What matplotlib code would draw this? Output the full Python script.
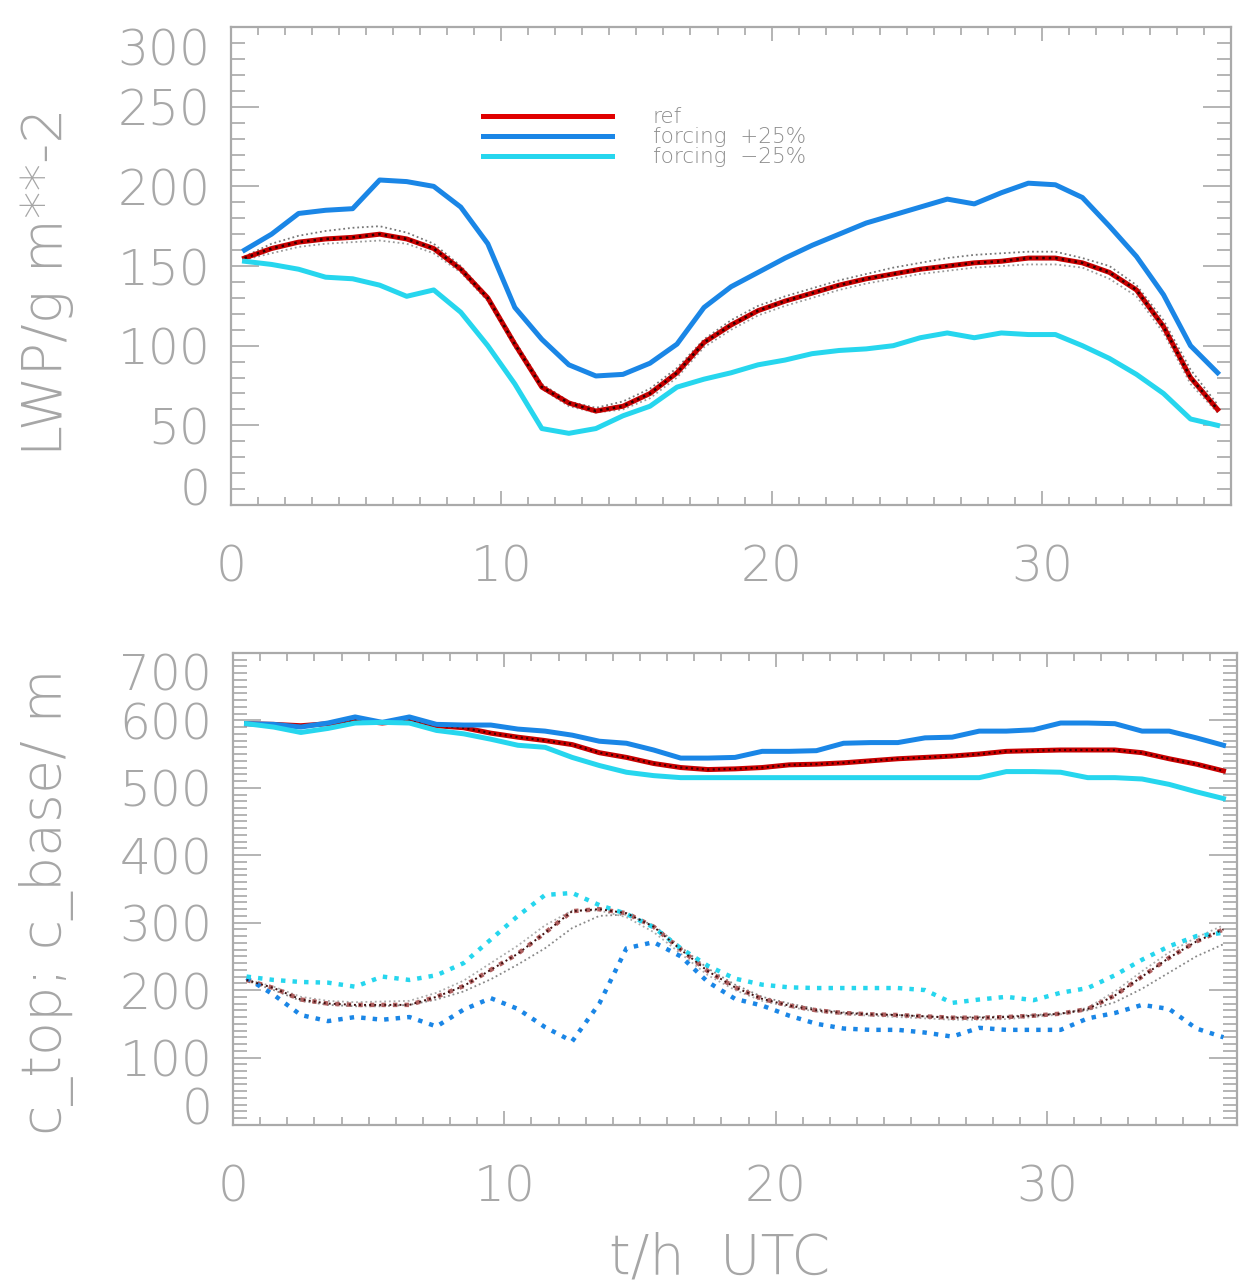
import numpy as np
import matplotlib.pyplot as plt
from matplotlib.lines import Line2D
from matplotlib.ticker import MultipleLocator

# hourly output, t/h UTC
t = np.arange(0.5, 37.0, 1.0)

# liquid water path, g m**-2
lwp_ref = [155, 161, 165, 167, 168, 170, 167, 161, 148, 130, 101, 74, 64, 59, 62, 70, 83,
           102, 113, 122, 128, 133, 138, 142, 145, 148, 150, 152, 153, 155, 155, 152, 146,
           135, 112, 80, 60]
lwp_plus = [160, 170, 183, 185, 186, 204, 203, 200, 187, 164, 124, 104, 88, 81, 82, 89, 101,
            124, 137, 146, 155, 163, 170, 177, 182, 187, 192, 189, 196, 202, 201, 193, 175,
            156, 132, 100, 83]
lwp_minus = [153, 151, 148, 143, 142, 138, 131, 135, 121, 100, 76, 48, 45, 48, 56, 62, 74,
             79, 83, 88, 91, 95, 97, 98, 100, 105, 108, 105, 108, 107, 107, 100, 92, 82, 70,
             54, 50]
# ensemble members around ref
lwp_m1 = [156, 164, 169, 172, 174, 175, 171, 164, 150, 131, 103, 76, 65, 61, 65, 73, 86,
          104, 116, 125, 131, 136, 141, 145, 149, 152, 155, 157, 158, 159, 159, 155, 150,
          138, 116, 85, 63]
lwp_m2 = [154, 158, 162, 164, 165, 166, 164, 158, 146, 128, 99, 73, 62, 58, 60, 67, 80, 99,
          110, 119, 125, 130, 135, 139, 142, 145, 147, 149, 150, 151, 151, 149, 142, 131,
          108, 76, 58]

# cloud top, m
top_ref = [595, 594, 592, 595, 600, 596, 600, 592, 589, 581, 575, 570, 564, 552, 545, 536,
           530, 527, 528, 530, 534, 535, 537, 540, 543, 545, 547, 550, 554, 555, 556, 556,
           556, 552, 543, 535, 525]
top_plus = [595, 594, 590, 596, 605, 597, 605, 594, 593, 593, 587, 584, 578, 569, 566, 556,
            544, 544, 545, 554, 554, 555, 566, 567, 567, 574, 575, 584, 584, 586, 596, 596,
            595, 584, 584, 574, 563]
top_minus = [595, 590, 582, 588, 596, 597, 596, 585, 580, 572, 563, 560, 545, 533, 523, 518,
             515, 515, 515, 515, 515, 515, 515, 515, 515, 515, 515, 515, 524, 524, 523, 515,
             515, 513, 505, 494, 484]

# cloud base, m
base_ref = [215, 203, 186, 180, 178, 178, 178, 190, 206, 230, 254, 285, 317, 320, 314, 294,
            260, 228, 204, 187, 177, 170, 166, 164, 163, 161, 159, 159, 160, 162, 165, 172,
            192, 220, 248, 272, 290]
base_plus = [218, 193, 163, 154, 160, 156, 160, 146, 171, 188, 172, 145, 124, 180, 262, 271,
             250, 212, 187, 177, 162, 150, 143, 141, 141, 137, 131, 144, 141, 141, 141, 158,
             166, 178, 172, 143, 130]
base_minus = [220, 215, 212, 211, 205, 220, 215, 222, 240, 275, 310, 341, 344, 326, 313, 293,
              262, 236, 217, 208, 204, 203, 203, 203, 203, 200, 181, 186, 190, 185, 196, 203,
              222, 245, 265, 280, 285]
base_m1 = [214, 200, 184, 178, 176, 176, 178, 186, 198, 216, 238, 262, 292, 310, 312, 296,
           264, 232, 208, 190, 180, 172, 167, 165, 163, 161, 160, 160, 161, 163, 165, 170,
           182, 202, 226, 250, 268]
base_m2 = [216, 205, 190, 184, 182, 183, 184, 196, 214, 240, 266, 296, 318, 318, 308, 286,
           254, 222, 200, 184, 175, 168, 164, 162, 160, 158, 156, 156, 157, 160, 164, 174,
           198, 228, 256, 278, 296]

labels = ['ref', 'forcing  +25%', 'forcing  \u221225%']
c_ref, c_plus, c_minus = '#c80000', '#1a86e6', '#26d6ee'
grey = '#a6a6a6'

plt.rcParams['font.family'] = ['DejaVu Sans']
plt.rcParams['font.weight'] = 200
plt.rcParams['axes.labelweight'] = 200

fig = plt.figure(figsize=(12.4, 12.88), dpi=100)
ax1 = fig.add_axes([0.1863, 0.6079, 0.8065, 0.3711])
ax2 = fig.add_axes([0.1879, 0.1266, 0.8097, 0.3665])

dots = (0, (1, 1.6))

# LWP panel
ax1.plot(t, lwp_m1, color='#777777', lw=1.3, ls=dots, zorder=2)
ax1.plot(t, lwp_m2, color='#999999', lw=1.3, ls=dots, zorder=2)
ax1.plot(t, lwp_ref, color=c_ref, lw=3.6, zorder=3)
ax1.plot(t, lwp_ref, color='#300000', lw=1.8, ls=dots, zorder=4)
ax1.plot(t, lwp_plus, color=c_plus, lw=3.6, zorder=5)
ax1.plot(t, lwp_minus, color=c_minus, lw=3.6, zorder=5)

handles = [Line2D([], [], color=c, lw=3.6) for c in ('#e00000', c_plus, c_minus)]
ax1.legend(handles, labels, loc='upper left', bbox_to_anchor=(0.241, 0.855),
           frameon=False, fontsize=15.5, labelcolor='#8c8c8c', handlelength=6.0,
           handletextpad=1.9, labelspacing=0.0, borderpad=0)

# cloud top / base panel
ax2.plot(t, top_ref, color=c_ref, lw=3.6, zorder=3)
ax2.plot(t, top_ref, color='#400000', lw=1.5, ls=dots, zorder=4)
ax2.plot(t, top_plus, color=c_plus, lw=3.6, zorder=5)
ax2.plot(t, top_minus, color=c_minus, lw=3.6, zorder=5)

ax2.plot(t, base_m1, color='#888888', lw=1.3, ls=dots, zorder=2)
ax2.plot(t, base_m2, color='#aaaaaa', lw=1.3, ls=dots, zorder=2)
ax2.plot(t, base_ref, color='#b06060', lw=3.2, ls=dots, zorder=3)
ax2.plot(t, base_ref, color='#401010', lw=1.4, ls=dots, zorder=4)
ax2.plot(t, base_plus, color=c_plus, lw=3.2, ls=dots, zorder=3)
ax2.plot(t, base_minus, color=c_minus, lw=3.2, ls=dots, zorder=3)

for ax, ymax, yticks in ((ax1, 300, range(0, 301, 50)), (ax2, 700, range(0, 701, 100))):
    ax.set_xlim(0, 37)
    ax.set_ylim(0, ymax)
    ax.set_xticks([0, 10, 20, 30])
    ax.set_yticks(list(yticks))
    ax.xaxis.set_minor_locator(MultipleLocator(1))
    ax.yaxis.set_minor_locator(MultipleLocator(10))
    ax.tick_params(which='both', direction='in', top=True, right=True, color='#b4b4b4',
                   width=1.4, labelcolor='#a8a8a8', labelsize=35)
    ax.tick_params(axis='x', which='major', length=10, pad=28)
    ax.tick_params(axis='x', which='minor', length=6)
    ax.tick_params(axis='y', which='major', length=20, pad=15)
    ax.tick_params(axis='y', which='minor', length=10)
    for s in ax.spines.values():
        s.set_color('#aaaaaa')
        s.set_linewidth(1.6)
    ylabs = ax.get_yticklabels()
    ylabs[0].set_va('baseline')
    ylabs[-1].set_va('top')

ax1.set_ylabel('LWP/g m**-2', fontsize=40, color=grey)
ax1.yaxis.set_label_coords(-0.157, 0.467)
ax2.set_ylabel('c_top; c_base/ m', fontsize=40, color=grey)
ax2.yaxis.set_label_coords(-0.158, 0.472)
ax2.set_xlabel('t/h  UTC', fontsize=40, color=grey)
ax2.xaxis.set_label_coords(0.485, -0.225)

fig.savefig('out.png', dpi=100)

____________________

→ Directive:
Copy out all the data exactly; skip the pictures.

→ Full output:
What matplotlib code would draw this? Output the full Python script.
import numpy as np
import matplotlib.pyplot as plt
from matplotlib.lines import Line2D
from matplotlib.ticker import MultipleLocator

# hourly output, t/h UTC
t = np.arange(0.5, 37.0, 1.0)

# liquid water path, g m**-2
lwp_ref = [155, 161, 165, 167, 168, 170, 167, 161, 148, 130, 101, 74, 64, 59, 62, 70, 83,
           102, 113, 122, 128, 133, 138, 142, 145, 148, 150, 152, 153, 155, 155, 152, 146,
           135, 112, 80, 60]
lwp_plus = [160, 170, 183, 185, 186, 204, 203, 200, 187, 164, 124, 104, 88, 81, 82, 89, 101,
            124, 137, 146, 155, 163, 170, 177, 182, 187, 192, 189, 196, 202, 201, 193, 175,
            156, 132, 100, 83]
lwp_minus = [153, 151, 148, 143, 142, 138, 131, 135, 121, 100, 76, 48, 45, 48, 56, 62, 74,
             79, 83, 88, 91, 95, 97, 98, 100, 105, 108, 105, 108, 107, 107, 100, 92, 82, 70,
             54, 50]
# ensemble members around ref
lwp_m1 = [156, 164, 169, 172, 174, 175, 171, 164, 150, 131, 103, 76, 65, 61, 65, 73, 86,
          104, 116, 125, 131, 136, 141, 145, 149, 152, 155, 157, 158, 159, 159, 155, 150,
          138, 116, 85, 63]
lwp_m2 = [154, 158, 162, 164, 165, 166, 164, 158, 146, 128, 99, 73, 62, 58, 60, 67, 80, 99,
          110, 119, 125, 130, 135, 139, 142, 145, 147, 149, 150, 151, 151, 149, 142, 131,
          108, 76, 58]

# cloud top, m
top_ref = [595, 594, 592, 595, 600, 596, 600, 592, 589, 581, 575, 570, 564, 552, 545, 536,
           530, 527, 528, 530, 534, 535, 537, 540, 543, 545, 547, 550, 554, 555, 556, 556,
           556, 552, 543, 535, 525]
top_plus = [595, 594, 590, 596, 605, 597, 605, 594, 593, 593, 587, 584, 578, 569, 566, 556,
            544, 544, 545, 554, 554, 555, 566, 567, 567, 574, 575, 584, 584, 586, 596, 596,
            595, 584, 584, 574, 563]
top_minus = [595, 590, 582, 588, 596, 597, 596, 585, 580, 572, 563, 560, 545, 533, 523, 518,
             515, 515, 515, 515, 515, 515, 515, 515, 515, 515, 515, 515, 524, 524, 523, 515,
             515, 513, 505, 494, 484]

# cloud base, m
base_ref = [215, 203, 186, 180, 178, 178, 178, 190, 206, 230, 254, 285, 317, 320, 314, 294,
            260, 228, 204, 187, 177, 170, 166, 164, 163, 161, 159, 159, 160, 162, 165, 172,
            192, 220, 248, 272, 290]
base_plus = [218, 193, 163, 154, 160, 156, 160, 146, 171, 188, 172, 145, 124, 180, 262, 271,
             250, 212, 187, 177, 162, 150, 143, 141, 141, 137, 131, 144, 141, 141, 141, 158,
             166, 178, 172, 143, 130]
base_minus = [220, 215, 212, 211, 205, 220, 215, 222, 240, 275, 310, 341, 344, 326, 313, 293,
              262, 236, 217, 208, 204, 203, 203, 203, 203, 200, 181, 186, 190, 185, 196, 203,
              222, 245, 265, 280, 285]
base_m1 = [214, 200, 184, 178, 176, 176, 178, 186, 198, 216, 238, 262, 292, 310, 312, 296,
           264, 232, 208, 190, 180, 172, 167, 165, 163, 161, 160, 160, 161, 163, 165, 170,
           182, 202, 226, 250, 268]
base_m2 = [216, 205, 190, 184, 182, 183, 184, 196, 214, 240, 266, 296, 318, 318, 308, 286,
           254, 222, 200, 184, 175, 168, 164, 162, 160, 158, 156, 156, 157, 160, 164, 174,
           198, 228, 256, 278, 296]

labels = ['ref', 'forcing  +25%', 'forcing  \u221225%']
c_ref, c_plus, c_minus = '#c80000', '#1a86e6', '#26d6ee'
grey = '#a6a6a6'

plt.rcParams['font.family'] = ['DejaVu Sans']
plt.rcParams['font.weight'] = 200
plt.rcParams['axes.labelweight'] = 200

fig = plt.figure(figsize=(12.4, 12.88), dpi=100)
ax1 = fig.add_axes([0.1863, 0.6079, 0.8065, 0.3711])
ax2 = fig.add_axes([0.1879, 0.1266, 0.8097, 0.3665])

dots = (0, (1, 1.6))

# LWP panel
ax1.plot(t, lwp_m1, color='#777777', lw=1.3, ls=dots, zorder=2)
ax1.plot(t, lwp_m2, color='#999999', lw=1.3, ls=dots, zorder=2)
ax1.plot(t, lwp_ref, color=c_ref, lw=3.6, zorder=3)
ax1.plot(t, lwp_ref, color='#300000', lw=1.8, ls=dots, zorder=4)
ax1.plot(t, lwp_plus, color=c_plus, lw=3.6, zorder=5)
ax1.plot(t, lwp_minus, color=c_minus, lw=3.6, zorder=5)

handles = [Line2D([], [], color=c, lw=3.6) for c in ('#e00000', c_plus, c_minus)]
ax1.legend(handles, labels, loc='upper left', bbox_to_anchor=(0.241, 0.855),
           frameon=False, fontsize=15.5, labelcolor='#8c8c8c', handlelength=6.0,
           handletextpad=1.9, labelspacing=0.0, borderpad=0)

# cloud top / base panel
ax2.plot(t, top_ref, color=c_ref, lw=3.6, zorder=3)
ax2.plot(t, top_ref, color='#400000', lw=1.5, ls=dots, zorder=4)
ax2.plot(t, top_plus, color=c_plus, lw=3.6, zorder=5)
ax2.plot(t, top_minus, color=c_minus, lw=3.6, zorder=5)

ax2.plot(t, base_m1, color='#888888', lw=1.3, ls=dots, zorder=2)
ax2.plot(t, base_m2, color='#aaaaaa', lw=1.3, ls=dots, zorder=2)
ax2.plot(t, base_ref, color='#b06060', lw=3.2, ls=dots, zorder=3)
ax2.plot(t, base_ref, color='#401010', lw=1.4, ls=dots, zorder=4)
ax2.plot(t, base_plus, color=c_plus, lw=3.2, ls=dots, zorder=3)
ax2.plot(t, base_minus, color=c_minus, lw=3.2, ls=dots, zorder=3)

for ax, ymax, yticks in ((ax1, 300, range(0, 301, 50)), (ax2, 700, range(0, 701, 100))):
    ax.set_xlim(0, 37)
    ax.set_ylim(0, ymax)
    ax.set_xticks([0, 10, 20, 30])
    ax.set_yticks(list(yticks))
    ax.xaxis.set_minor_locator(MultipleLocator(1))
    ax.yaxis.set_minor_locator(MultipleLocator(10))
    ax.tick_params(which='both', direction='in', top=True, right=True, color='#b4b4b4',
                   width=1.4, labelcolor='#a8a8a8', labelsize=35)
    ax.tick_params(axis='x', which='major', length=10, pad=28)
    ax.tick_params(axis='x', which='minor', length=6)
    ax.tick_params(axis='y', which='major', length=20, pad=15)
    ax.tick_params(axis='y', which='minor', length=10)
    for s in ax.spines.values():
        s.set_color('#aaaaaa')
        s.set_linewidth(1.6)
    ylabs = ax.get_yticklabels()
    ylabs[0].set_va('baseline')
    ylabs[-1].set_va('top')

ax1.set_ylabel('LWP/g m**-2', fontsize=40, color=grey)
ax1.yaxis.set_label_coords(-0.157, 0.467)
ax2.set_ylabel('c_top; c_base/ m', fontsize=40, color=grey)
ax2.yaxis.set_label_coords(-0.158, 0.472)
ax2.set_xlabel('t/h  UTC', fontsize=40, color=grey)
ax2.xaxis.set_label_coords(0.485, -0.225)

fig.savefig('out.png', dpi=100)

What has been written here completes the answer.